Reducing the negative effects of road transport is everyone's business. Freight transport systems have only a limited ability to reduce the negative effects of road transport on such elements as the environment, congestion, and noise. Relative to passenger transport, freight is responsible for only a small part of the problem. Thus, significant mitigation of road transport impacts must include attention to passenger transportation as well as freight. Also, the government cannot reduce the negative impacts of road transport all by itself. Businesses, railway, inland shipping, passengers, and truckers must do their parts as well.

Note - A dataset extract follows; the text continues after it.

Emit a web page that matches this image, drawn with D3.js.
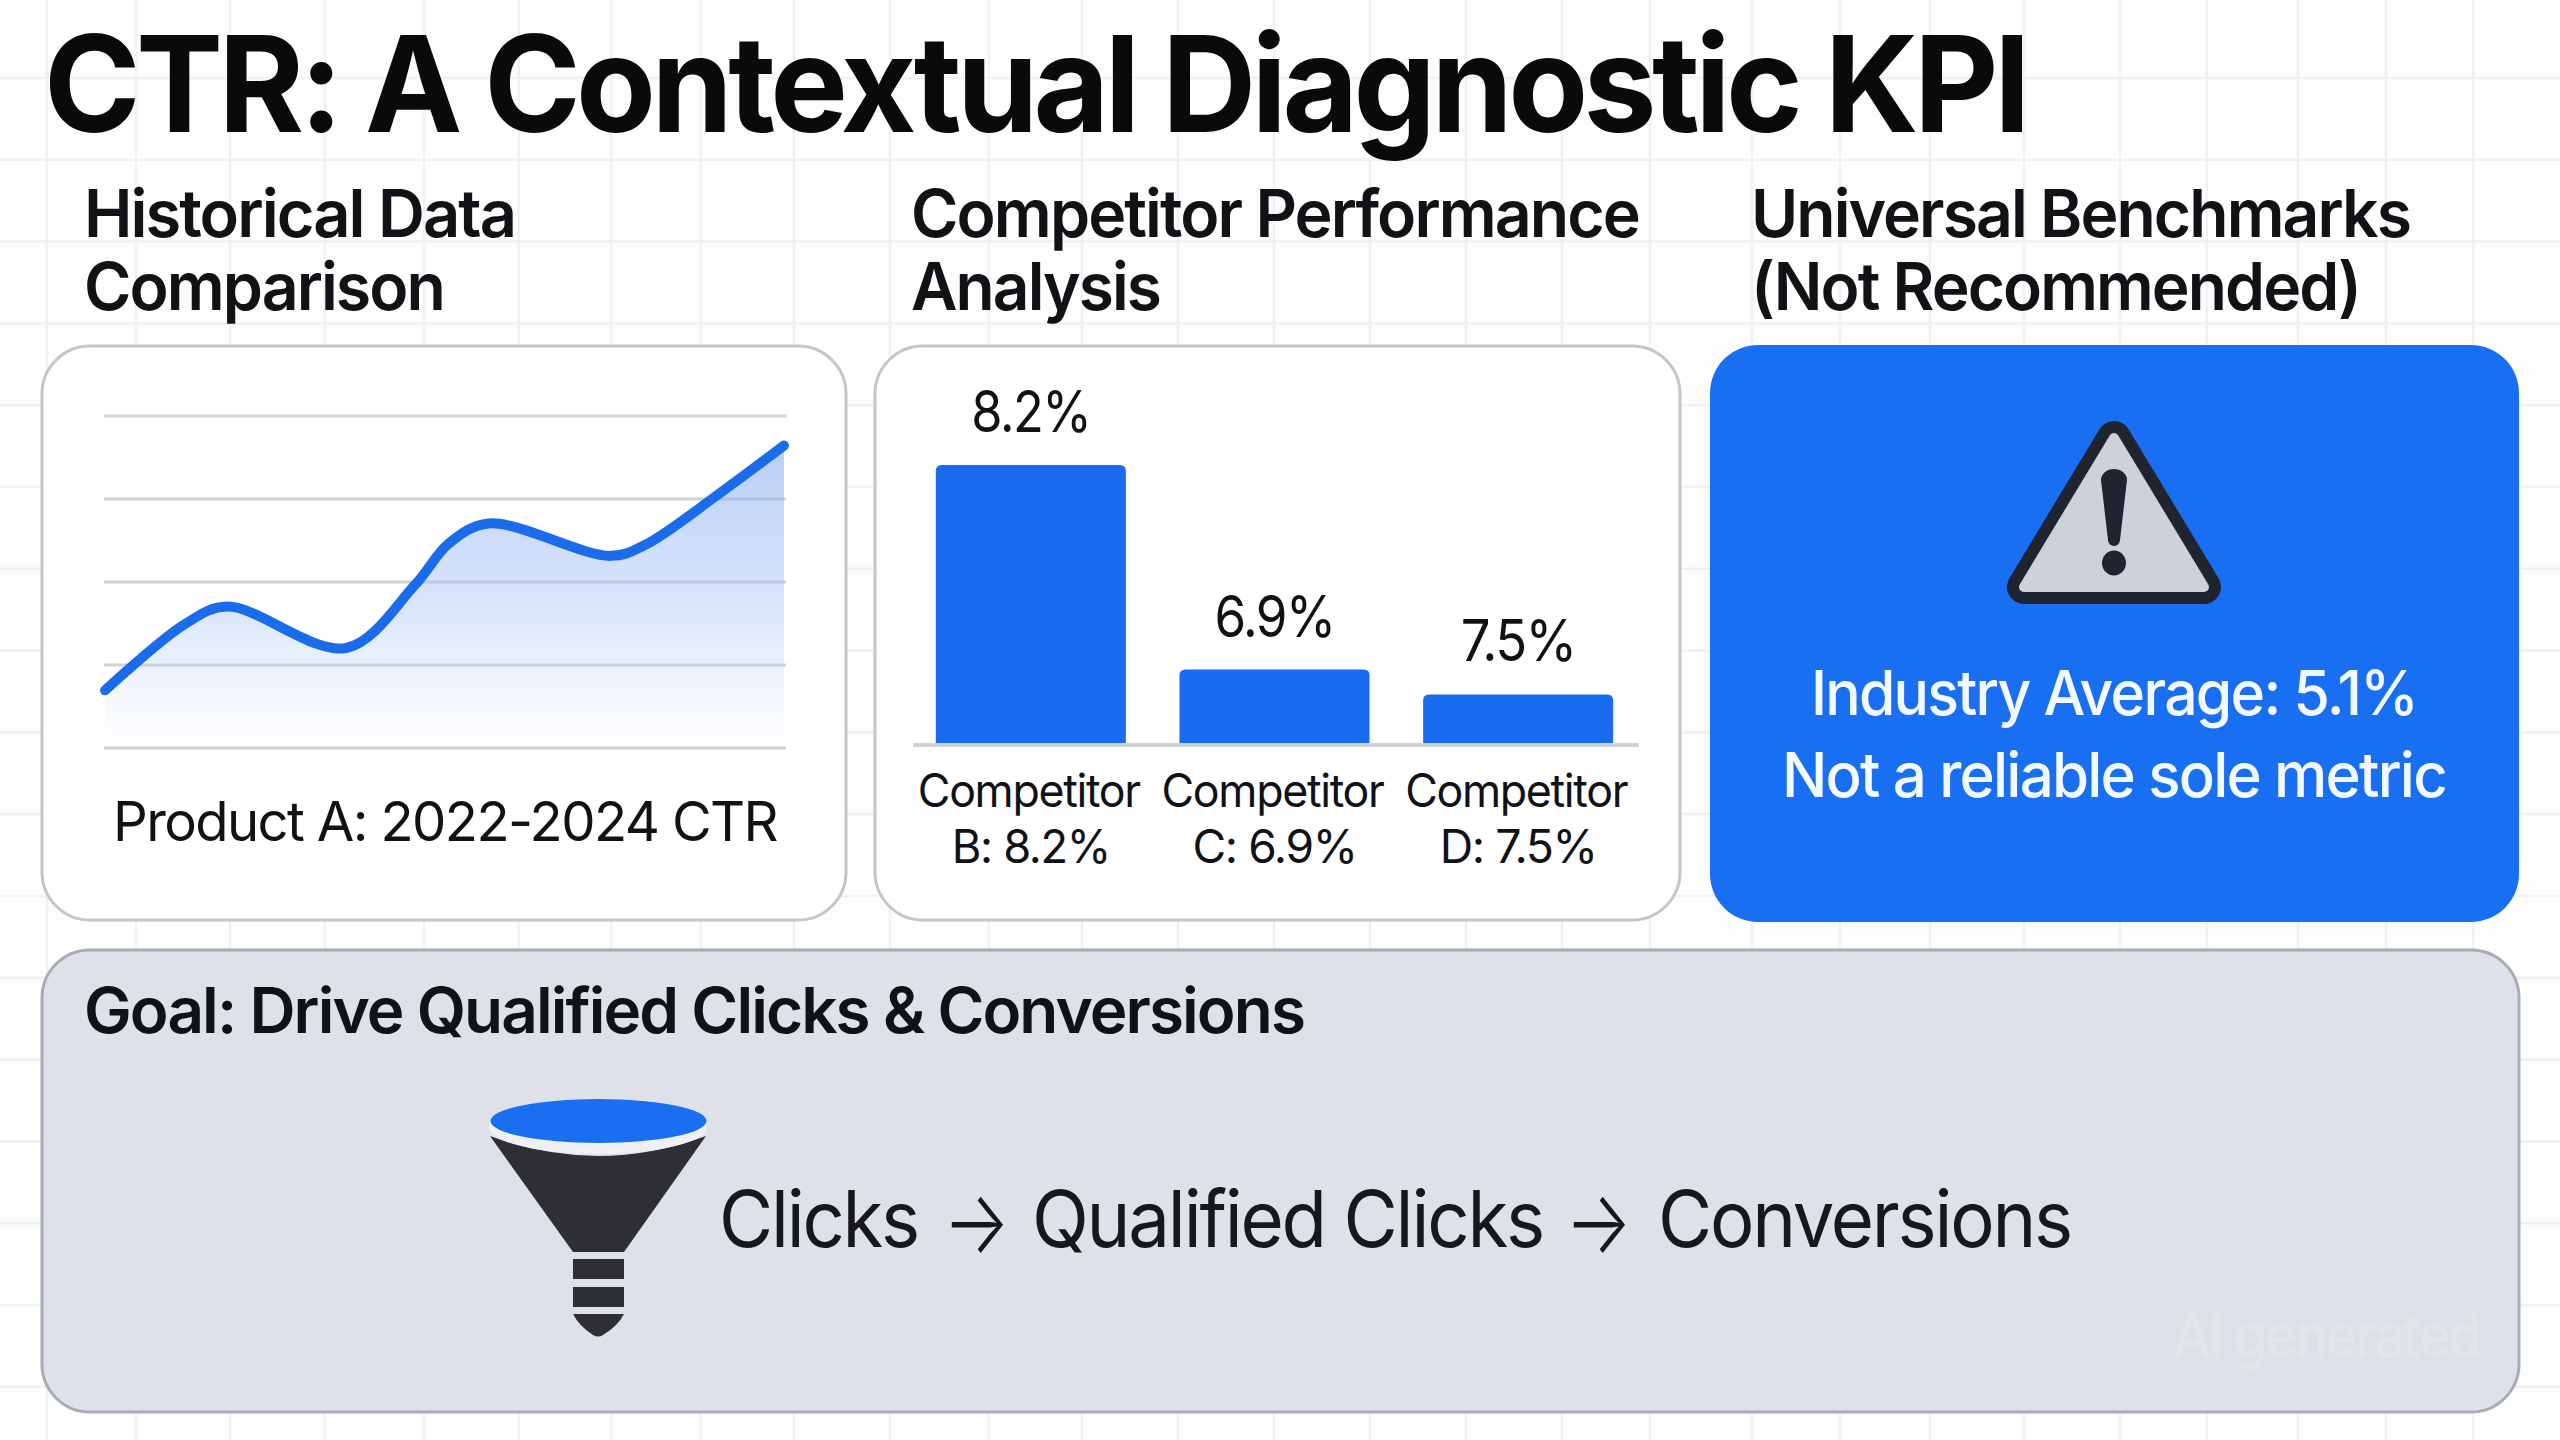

Study results are being incorporated into the policymaking process. The Ministry is using the study's findings in its current negotiations with freight transport organizations concerning ways to mitigate negative impacts on the environment. The Ministry has also used the model developed in the study to determine which tactics to pursue further and to consider transportation issues in the larger context of the European Union, most notably in its recent discussions with Parliament about developing a new freight rail line from Rotterdam to Germany (the Betuweline). The government is looking into the possibility of applying the same general methodology to other segments of the transportation system, such as passenger and maritime transport.